CAMP ASHRAF, Iraq, March 16 (UPI) -- Iranian dissidents residing at the Camp Ashraf enclave in Iraq's Diyala province said national forces have them surrounded following efforts to close the camp.
Camp Ashraf is home to the People's Mujahedin of Iran, which opposes the clerical regime in Iran. It has an acrimonious relationship with some lawmakers in Baghdad due in part to its ties to the former regime of Saddam Hussein.
U.S. officials in Iraq had extended security pledges to the group as protected persons under international law, though Iraqi national security adviser Mowaffak al-Rubaie had pledged in January to close the camp down by March.
Officials with the National Council of Resistance of Iran, a PMOI affiliate, said in letters sent to United Press International that Iraqi security forces surrounded their Diyala enclave, threatening several of its members holed up in an Ashraf building.
"The Iraqi forces intend to seize the building and have warned that they would take over the building even if 40 of the residents were to get killed," the letter said, adding that security forces had lashed out at the dissidents with electric batons.

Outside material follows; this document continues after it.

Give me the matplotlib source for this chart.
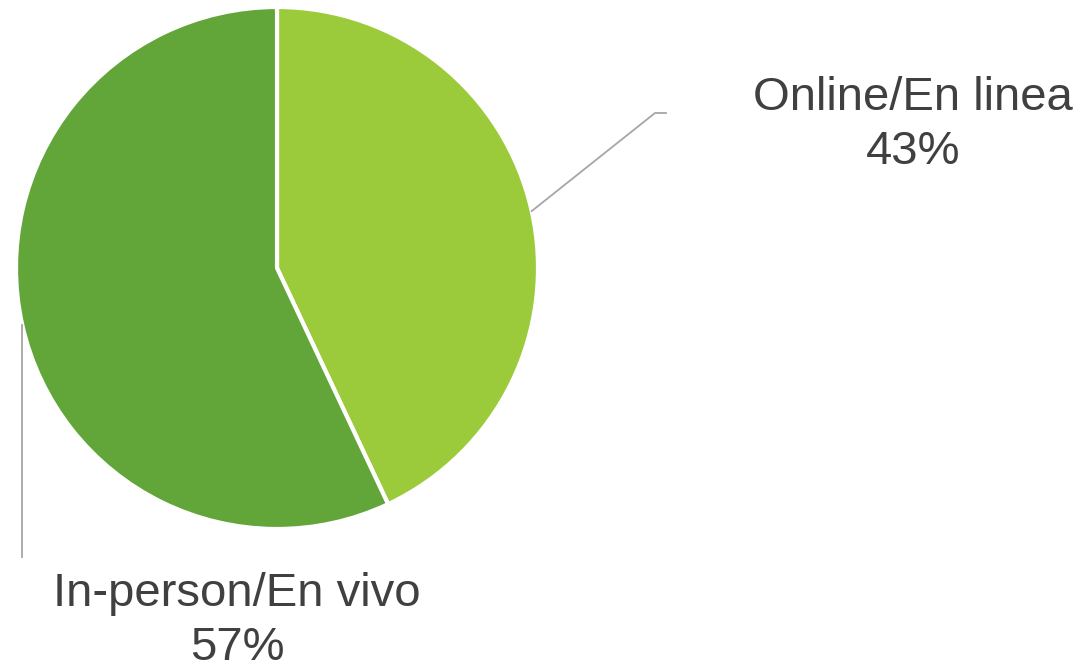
import numpy as np
import matplotlib
matplotlib.use("Agg")
import matplotlib.pyplot as plt

plt.rcParams['font.family'] = ['Liberation Sans', 'DejaVu Sans']

labels = ['Online/En linea', 'In-person/En vivo']
shares = [43, 57]
colors = ['#9BCB3B', '#62A539']

W, H = 1089, 661
fig = plt.figure(figsize=(W / 100, H / 100), dpi=100)
ax = fig.add_axes([0, 0, 1, 1])

cx, cy, r = 277, H - 268, 261
wedges, _ = ax.pie(shares, colors=colors, startangle=90, counterclock=False,
                   center=(cx, cy), radius=r, frame=True,
                   wedgeprops=dict(edgecolor='white', linewidth=3))
ax.set_xlim(0, W)
ax.set_ylim(0, H)
ax.set_aspect('equal')
ax.axis('off')

# leader lines start at the wedge mid-angle on the rim
mids = [np.deg2rad((w.theta1 + w.theta2) / 2) for w in wedges]
p0 = (cx + r * np.cos(mids[0]), cy + r * np.sin(mids[0]))
ax.plot([p0[0], 655, 666], [p0[1], H - 113, H - 113], color='#A6A6A6', lw=1.3)
p1 = (cx + r * np.cos(mids[1]), cy + r * np.sin(mids[1]))
ax.plot([p1[0], p1[0]], [p1[1], H - 557], color='#A6A6A6', lw=1.3)

ax.text(913, H - 125, f'{labels[0]}\n{shares[0]}%', ha='center', va='center',
        fontsize=34, color='#404040', linespacing=1.27)
ax.text(237, H - 621, f'{labels[1]}\n{shares[1]}%', ha='center', va='center',
        fontsize=34, color='#404040', linespacing=1.27)

fig.savefig('out.png', dpi=100)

Maryam Rajavi, the leader of the NCRI, issued a letter to U.S. President Barack Obama calling for direct intervention from Washington in order to prevent a humanitarian disaster.
The PMOI is considered a terrorist organization by several nations for its violent opposition to Iran, though it says it has abandoned militancy.
U.S. officials in Iraq did not respond to repeated requests for information.